DO THIS = Pictures are not part of the copy. Retype the lines from the first one through the line that contains "precip_ticks = [0, 0.5, 1, 1.5, 2]".

AVAILABLE DATA =

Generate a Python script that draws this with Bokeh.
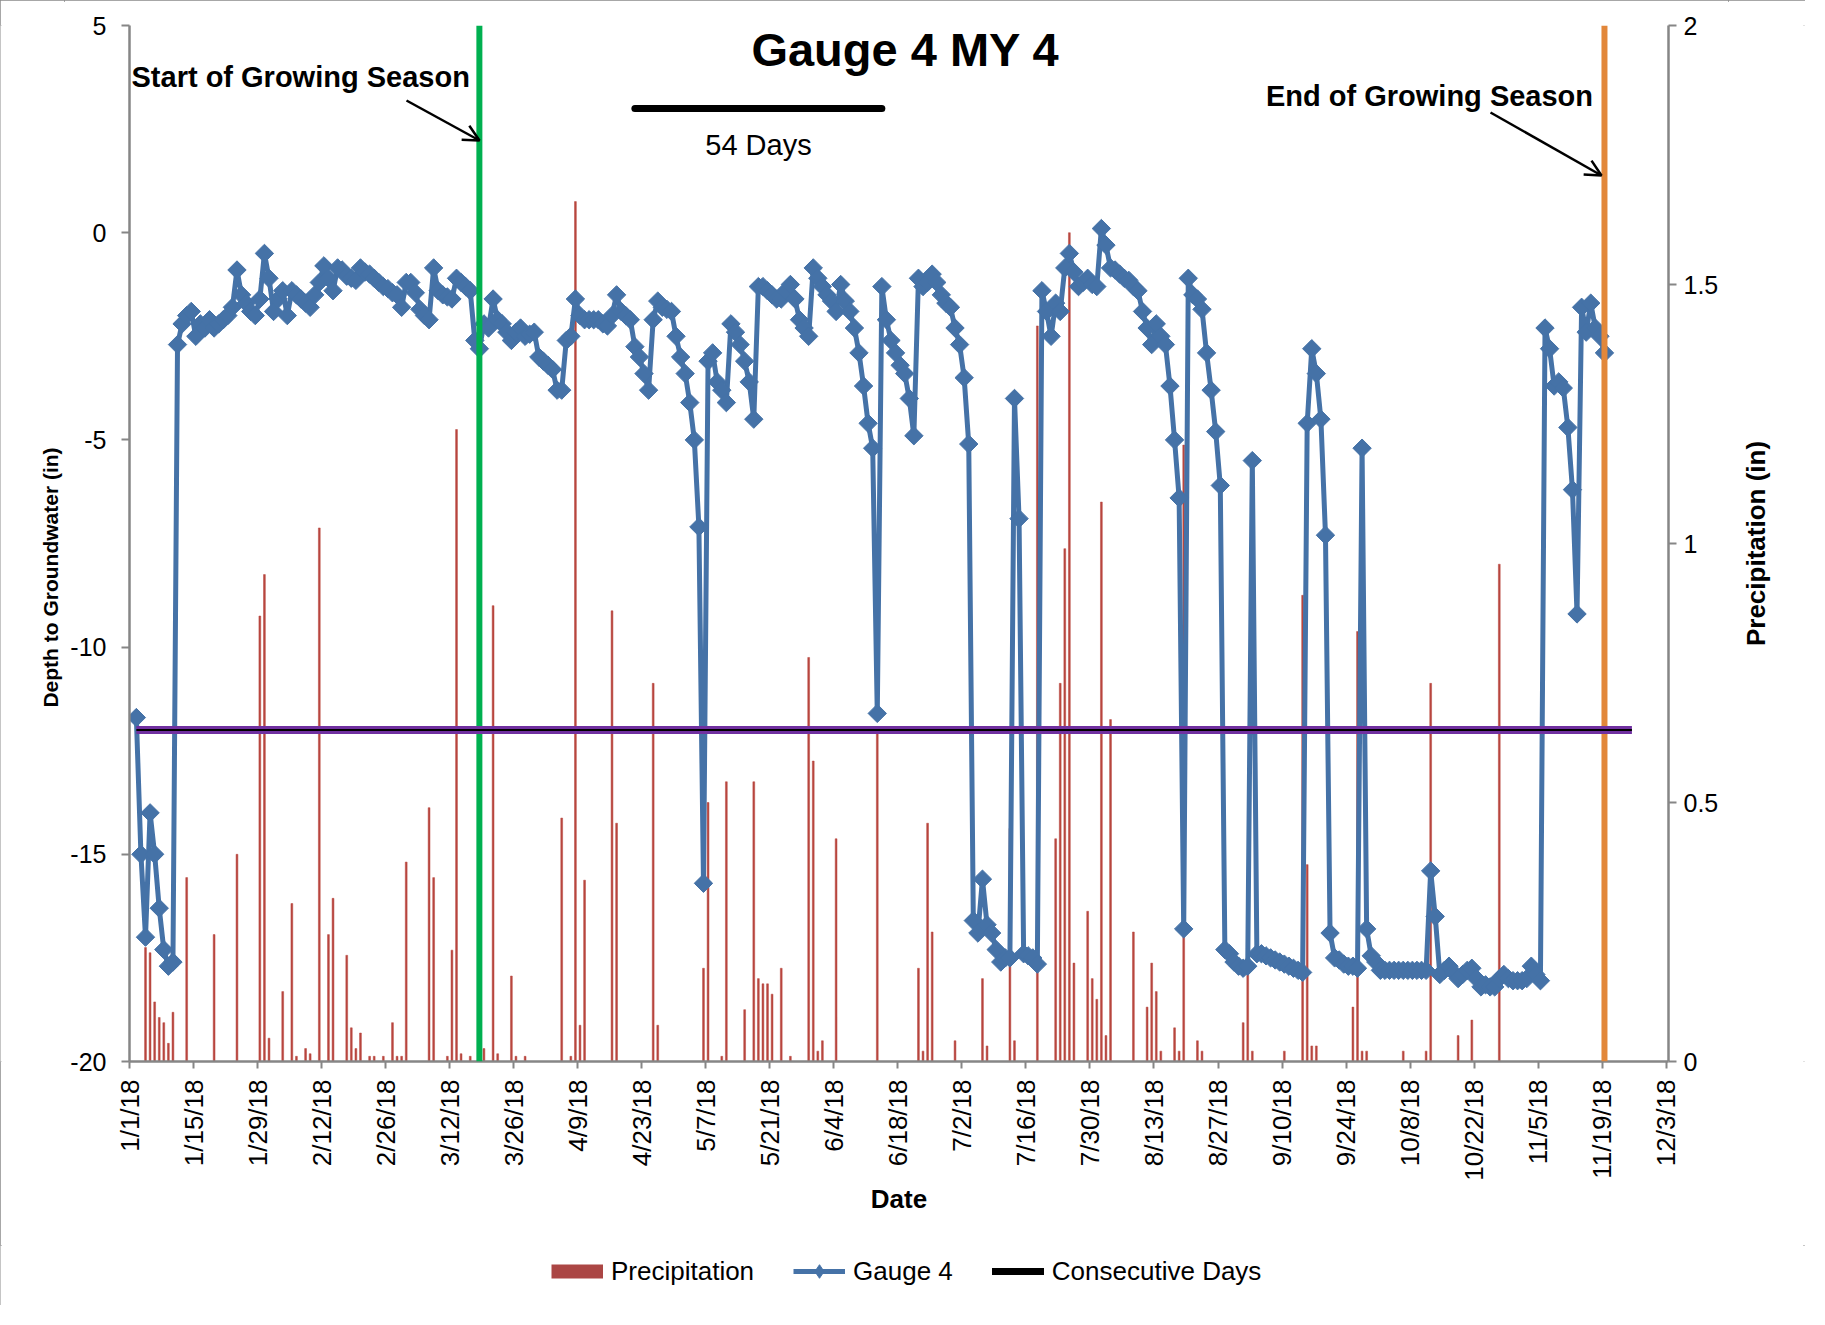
import math
from datetime import date

from bokeh.plotting import figure
from bokeh.layouts import column, row
from bokeh.models import (Range1d, LinearAxis, FixedTicker, PrintfTickFormatter, Span, Label,
                          Arrow, OpenHead, Legend, LegendItem)
from bokeh.embed import file_html
from bokeh.resources import INLINE

# ---------------- data ----------------
YEAR_START = date(2018, 1, 1)

x_tick_labels = ["1/1/18", "1/15/18", "1/29/18", "2/12/18", "2/26/18", "3/12/18", "3/26/18",
                 "4/9/18", "4/23/18", "5/7/18", "5/21/18", "6/4/18", "6/18/18", "7/2/18",
                 "7/16/18", "7/30/18", "8/13/18", "8/27/18", "9/10/18", "9/24/18", "10/8/18",
                 "10/22/18", "11/5/18", "11/19/18", "12/3/18"]
depth_ticks = [-20, -15, -10, -5, 0, 5]
precip_ticks = [0, 0.5, 1, 1.5, 2]

# Gauge 4 depth to groundwater (in), one reading per day starting 1/2/18
gauge_start = "1/2/18"
gauge_depth = [
    -11.7, -15.0, -17.0, -14.0, -15.0, -16.3, -17.3, -17.7, -17.6, -2.7,
    -2.2, -2.0, -1.9, -2.5, -2.2, -2.3, -2.1, -2.3, -2.2, -2.1,
    -2.0, -1.8, -0.9, -1.5, -1.7, -1.9, -2.0, -1.6, -0.5, -1.1,
    -1.9, -1.6, -1.4, -2.0, -1.4, -1.5, -1.6, -1.7, -1.8, -1.5,
    -1.2, -0.8, -1.1, -1.4, -0.85, -0.9, -1.05, -1.1, -1.15, -0.85,
    -0.95, -1.0, -1.1, -1.2, -1.3, -1.35, -1.45, -1.5, -1.8, -1.2,
    -1.2, -1.45, -1.85, -2.0, -2.1, -0.85, -1.4, -1.5, -1.55, -1.6,
    -1.1, -1.2, -1.3, -1.4, -2.6, -2.8, -2.2, -2.3, -1.6, -2.1,
    -2.2, -2.4, -2.6, -2.4, -2.3, -2.5, -2.45, -2.4, -3.0, -3.1,
    -3.2, -3.3, -3.8, -3.8, -2.6, -2.5, -1.6, -2.0, -2.1, -2.1,
    -2.1, -2.1, -2.2, -2.25, -2.0, -1.5, -1.9, -2.0, -2.1, -2.75,
    -3.0, -3.4, -3.8, -2.1, -1.65, -1.8, -1.85, -1.9, -2.5, -3.0,
    -3.4, -4.1, -5.0, -7.1, -15.7, -3.1, -2.9, -3.6, -3.8, -4.1,
    -2.2, -2.4, -2.7, -3.1, -3.6, -4.5, -1.3, -1.3, -1.4, -1.5,
    -1.6, -1.6, -1.4, -1.25, -1.6, -2.1, -2.3, -2.5, -0.85, -1.1,
    -1.3, -1.5, -1.65, -1.9, -1.25, -1.65, -1.9, -2.3, -2.9, -3.7,
    -4.6, -5.2, -11.6, -1.3, -2.1, -2.6, -2.9, -3.2, -3.4, -4.0,
    -4.9, -1.1, -1.3, -1.2, -1.0, -1.2, -1.5, -1.7, -1.8, -2.3,
    -2.7, -3.5, -5.1, -16.6, -16.9, -15.6, -16.7, -16.9, -17.3, -17.6,
    -17.5, -17.5, -4.0, -6.9, -17.4, -17.45, -17.5, -17.65, -1.4, -1.9,
    -2.5, -1.7, -1.9, -0.85, -0.5, -0.95, -1.3, -1.2, -1.1, -1.25,
    -1.3, 0.1, -0.3, -0.85, -0.9, -1.0, -1.1, -1.15, -1.3, -1.4,
    -1.9, -2.3, -2.7, -2.2, -2.5, -2.7, -3.7, -5.0, -6.4, -16.8,
    -1.1, -1.5, -1.6, -1.85, -2.9, -3.8, -4.8, -6.1, -17.3, -17.4,
    -17.6, -17.7, -17.75, -17.7, -5.5, -17.4, -17.4, -17.45, -17.5, -17.55,
    -17.6, -17.65, -17.7, -17.75, -17.8, -17.85, -4.6, -2.8, -3.4, -4.5,
    -7.3, -16.9, -17.5, -17.55, -17.65, -17.7, -17.7, -17.75, -5.2, -16.8,
    -17.45, -17.6, -17.8, -17.8, -17.8, -17.8, -17.8, -17.8, -17.8, -17.8,
    -17.8, -17.8, -17.8, -15.4, -16.5, -17.9, -17.8, -17.7, -17.85, -18.0,
    -17.9, -17.8, -17.75, -18.0, -18.2, -18.15, -18.2, -18.2, -18.0, -17.9,
    -18.0, -18.05, -18.05, -18.05, -18.0, -17.7, -17.9, -18.05, -2.3, -2.8,
    -3.7, -3.6, -3.75, -4.7, -6.2, -9.2, -1.8, -2.4, -1.7, -2.3,
    -2.5, -2.9,
]

# Daily precipitation (in); day of year counted from 1/1/18 = 0
precip_day = [3, 4, 5, 6, 7, 8, 9, 12, 18, 23, 28, 29, 30, 33, 35, 36, 38, 39, 41, 43, 44,
              47, 48, 49, 50, 52, 53, 55, 57, 58, 59, 60, 65, 66, 69, 70, 71, 72, 74, 77, 79,
              80, 83, 84, 86, 94, 96, 97, 98, 99, 105, 106, 114, 115, 125, 126, 129, 130, 134,
              136, 137, 138, 139, 140, 142, 144, 148, 149, 150, 151, 154, 163, 172, 173, 174,
              175, 180, 186, 187, 192, 193, 198, 202, 203, 204, 205, 206, 209, 210, 211, 212,
              213, 214, 219, 222, 223, 224, 225, 228, 229, 230, 233, 234, 243, 244, 245, 252,
              256, 257, 258, 259, 267, 268, 269, 270, 278, 283, 284, 290, 293, 299]
precip_in = [0.22, 0.21, 0.115, 0.085, 0.075, 0.035, 0.095, 0.355, 0.245, 0.40, 0.86, 0.94,
             0.045, 0.135, 0.305, 0.01, 0.025, 0.015, 1.03, 0.245, 0.315, 0.205, 0.065, 0.025,
             0.055, 0.01, 0.01, 0.01, 0.075, 0.01, 0.01, 0.385, 0.49, 0.355, 0.01, 0.215, 1.22,
             0.015, 0.01, 0.025, 0.88, 0.015, 0.165, 0.01, 0.01, 0.47, 0.01, 1.66, 0.07, 0.35,
             0.87, 0.46, 0.73, 0.07, 0.18, 0.50, 0.01, 0.54, 0.10, 0.54, 0.16, 0.15, 0.15, 0.13,
             0.18, 0.01, 0.78, 0.58, 0.02, 0.04, 0.43, 0.64, 0.18, 0.02, 0.46, 0.25, 0.04, 0.16,
             0.03, 0.45, 0.04, 1.42, 0.43, 0.73, 0.99, 1.60, 0.19, 0.29, 0.16, 0.12, 1.08, 0.05,
             0.66, 0.25, 0.105, 0.19, 0.135, 0.02, 0.065, 0.02, 1.19, 0.04, 0.02, 0.075, 0.30,
             0.02, 0.02, 0.90, 0.38, 0.03, 0.03, 0.105, 0.83, 0.02, 0.02, 0.02, 0.02, 0.73, 0.05,
             0.08, 0.96]

growing_season_start = "3/18/18"
growing_season_end = "11/19/18"
consecutive_dates = ["4/21/18", "6/14/18"]
consecutive_level = [3, 3]
consecutive_text = "54 Days"
threshold_dates = ["1/2/18", "11/25/18"]
threshold_level = [-12, -12]


def day_of(s):
    m, d, y = (int(v) for v in s.split("/"))
    return (date(2000 + y, m, d) - YEAR_START).days


MID = 0.5  # Excel date axis: each day sits in the middle of its slot

x_ticks = [day_of(s) for s in x_tick_labels]
gauge_x = [day_of(gauge_start) + i + MID for i in range(len(gauge_depth))]
precip_x = [d + MID for d in precip_day]
consec_x = [day_of(s) + MID for s in consecutive_dates]
thresh_x = [day_of(s) + MID for s in threshold_dates]

FONT = "Liberation Sans"
AX_COLOR = "#868686"
BLUE = "#4572A7"
RED = "#B8463F"
LEGEND_RED = "#AB4644"
W = 1805
H = 1245
W_LEFT = 64
W_RIGHT = 77
W_MAIN = W - W_LEFT - W_RIGHT


def blank_strip(width, height):
    f = figure(width=width, height=height, x_range=Range1d(0, 1), y_range=Range1d(0, 1),
               output_backend="svg", toolbar_location=None, x_axis_location=None,
               y_axis_location=None, min_border_left=0, min_border_right=0,
               min_border_top=0, min_border_bottom=0)
    f.grid.visible = False
    f.outline_line_color = None
    f.background_fill_color = "white"
    f.border_fill_color = "white"
    return f


# ---------------- main figure ----------------
p = figure(width=W_MAIN, height=H, x_range=Range1d(0, 336.5), y_range=Range1d(-20, 5),
           output_backend="svg", toolbar_location=None,
           min_border_left=65, min_border_right=60, min_border_top=25, min_border_bottom=184)
p.extra_y_ranges = {"precip": Range1d(0, 2)}
p.xgrid.visible = False
p.ygrid.visible = False
p.outline_line_color = None
p.background_fill_color = "white"
p.border_fill_color = "white"


def style_axis(ax):
    ax.axis_line_color = AX_COLOR
    ax.axis_line_width = 2.5
    ax.major_tick_line_color = AX_COLOR
    ax.major_tick_line_width = 2
    ax.major_tick_out = 8
    ax.major_tick_in = 0
    ax.minor_tick_line_color = None
    ax.major_label_text_font = FONT
    ax.major_label_text_font_size = "25px"
    ax.major_label_text_color = "black"
    ax.axis_label_text_font = FONT
    ax.axis_label_text_font_size = "26px"
    ax.axis_label_text_font_style = "bold"
    ax.axis_label_text_color = "black"


xaxis = p.xaxis[0]
style_axis(xaxis)
xaxis.ticker = FixedTicker(ticks=x_ticks)
xaxis.major_label_overrides = {t: lab for t, lab in zip(x_ticks, x_tick_labels)}
xaxis.major_label_orientation = math.pi / 2
xaxis.major_label_text_font_size = "26px"
xaxis.major_tick_out = 7
xaxis.major_label_standoff = 11
xaxis.axis_label = "Date"
xaxis.axis_label_standoff = 0

yaxis = p.yaxis[0]
style_axis(yaxis)
yaxis.ticker = FixedTicker(ticks=depth_ticks)
yaxis.formatter = PrintfTickFormatter(format="%d")
yaxis.major_label_standoff = 15

raxis = LinearAxis(y_range_name="precip", ticker=FixedTicker(ticks=precip_ticks),
                   formatter=PrintfTickFormatter(format="%g"))
style_axis(raxis)
raxis.major_label_standoff = 7
p.add_layout(raxis, "right")

# ---------------- glyphs ----------------
bars = p.vbar(x=precip_x, top=precip_in, bottom=0, width=0.4, y_range_name="precip",
              fill_color=RED, line_color=RED, line_width=0.5)

g_line = p.line(gauge_x, gauge_depth, line_color=BLUE, line_width=5)
g_mark = p.scatter(gauge_x, gauge_depth, marker="square", angle=math.pi / 4, size=13,
                   fill_color=BLUE, line_color=BLUE)

p.add_layout(Span(location=day_of(growing_season_start) + MID, dimension="height",
                  line_color="#00B050", line_width=6))
p.add_layout(Span(location=day_of(growing_season_end) + MID, dimension="height",
                  line_color="#E2873A", line_width=6))

purple = p.line(thresh_x, threshold_level, line_color="#7030A0", line_width=8)
purple.level = "overlay"
black_mid = p.line(thresh_x, threshold_level, line_color="black", line_width=2)
black_mid.level = "overlay"

consec = p.line(consec_x, consecutive_level, line_color="black", line_width=7, line_cap="round")

# ---------------- texts in the plot area ----------------
p.add_layout(Label(x=776, y=1012, x_units="screen", y_units="screen", text="Gauge 4 MY 4",
                   text_font=FONT, text_font_size="47px", text_font_style="bold",
                   text_align="center", text_baseline="middle", text_color="black"))
p.add_layout(Label(x=2, y=985, x_units="screen", y_units="screen", text="Start of Growing Season",
                   text_font=FONT, text_font_size="29px", text_font_style="bold",
                   text_align="left", text_baseline="middle", text_color="black"))
p.add_layout(Label(x=1300, y=966, x_units="screen", y_units="screen", text="End of Growing Season",
                   text_font=FONT, text_font_size="29px", text_font_style="bold",
                   text_align="center", text_baseline="middle", text_color="black"))
p.add_layout(Label(x=629, y=917, x_units="screen", y_units="screen", text=consecutive_text,
                   text_font=FONT, text_font_size="29px",
                   text_align="center", text_baseline="middle", text_color="black"))

p.add_layout(Arrow(x_start=277, y_start=961, x_end=350, y_end=921,
                   start_units="screen", end_units="screen", line_width=2.5, line_color="black",
                   end=OpenHead(size=16, line_width=2.5, line_color="black")))
p.add_layout(Arrow(x_start=1361, y_start=949, x_end=1472, y_end=886,
                   start_units="screen", end_units="screen", line_width=2.5, line_color="black",
                   end=OpenHead(size=16, line_width=2.5, line_color="black")))

# ---------------- axis titles in side strips (frames align with the main frame) ----------------
left_strip = blank_strip(W_LEFT, H)
left_strip.add_layout(Label(x=50, y=484, x_units="screen", y_units="screen",
                            text="Depth to Groundwater (in)", angle=math.pi / 2,
                            text_font=FONT, text_font_size="21px", text_font_style="bold",
                            text_align="center", text_baseline="middle", text_color="black"))

right_strip = blank_strip(W_RIGHT, H)
right_strip.add_layout(Label(x=27, y=518, x_units="screen", y_units="screen",
                             text="Precipitation (in)", angle=math.pi / 2,
                             text_font=FONT, text_font_size="26px", text_font_style="bold",
                             text_align="center", text_baseline="middle", text_color="black"))

# ---------------- legend strip (below the chart) ----------------
q = blank_strip(W, 60)
# legend swatches (drawn outside the strip's range, so only the legend shows them)
lg_bar = q.line([5, 6], [5, 5], line_color=LEGEND_RED, line_width=14, line_cap="butt")
lg_line = q.line([5, 6], [5, 5], line_color=BLUE, line_width=5)
lg_mark = q.scatter([5], [5], marker="diamond", size=13,
                    fill_color=BLUE, line_color=BLUE)
lg_consec = q.line([5, 6], [5, 5], line_color="black", line_width=7, line_cap="round")

legend = Legend(items=[LegendItem(label="Precipitation", renderers=[lg_bar]),
                       LegendItem(label="Gauge 4", renderers=[lg_line, lg_mark]),
                       LegendItem(label="Consecutive Days", renderers=[lg_consec])],
                orientation="horizontal", location=(551, 17),
                label_text_font=FONT, label_text_font_size="26px", label_text_color="black",
                glyph_width=52, glyph_height=34, label_height=30, label_standoff=8,
                spacing=39, padding=0, margin=0, border_line_color=None,
                background_fill_alpha=0)
q.add_layout(legend)

page = column(row(left_strip, p, right_strip, spacing=0), q, spacing=0)
page.styles = {"outline": "2px solid #8a8a8a", "outline-offset": "-2px"}

open("out.html", "w").write(file_html(page, INLINE))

SOLUTION FOR THIS PROBLEM =
Generate a Python script that draws this with Bokeh.
import math
from datetime import date

from bokeh.plotting import figure
from bokeh.layouts import column, row
from bokeh.models import (Range1d, LinearAxis, FixedTicker, PrintfTickFormatter, Span, Label,
                          Arrow, OpenHead, Legend, LegendItem)
from bokeh.embed import file_html
from bokeh.resources import INLINE

# ---------------- data ----------------
YEAR_START = date(2018, 1, 1)

x_tick_labels = ["1/1/18", "1/15/18", "1/29/18", "2/12/18", "2/26/18", "3/12/18", "3/26/18",
                 "4/9/18", "4/23/18", "5/7/18", "5/21/18", "6/4/18", "6/18/18", "7/2/18",
                 "7/16/18", "7/30/18", "8/13/18", "8/27/18", "9/10/18", "9/24/18", "10/8/18",
                 "10/22/18", "11/5/18", "11/19/18", "12/3/18"]
depth_ticks = [-20, -15, -10, -5, 0, 5]
precip_ticks = [0, 0.5, 1, 1.5, 2]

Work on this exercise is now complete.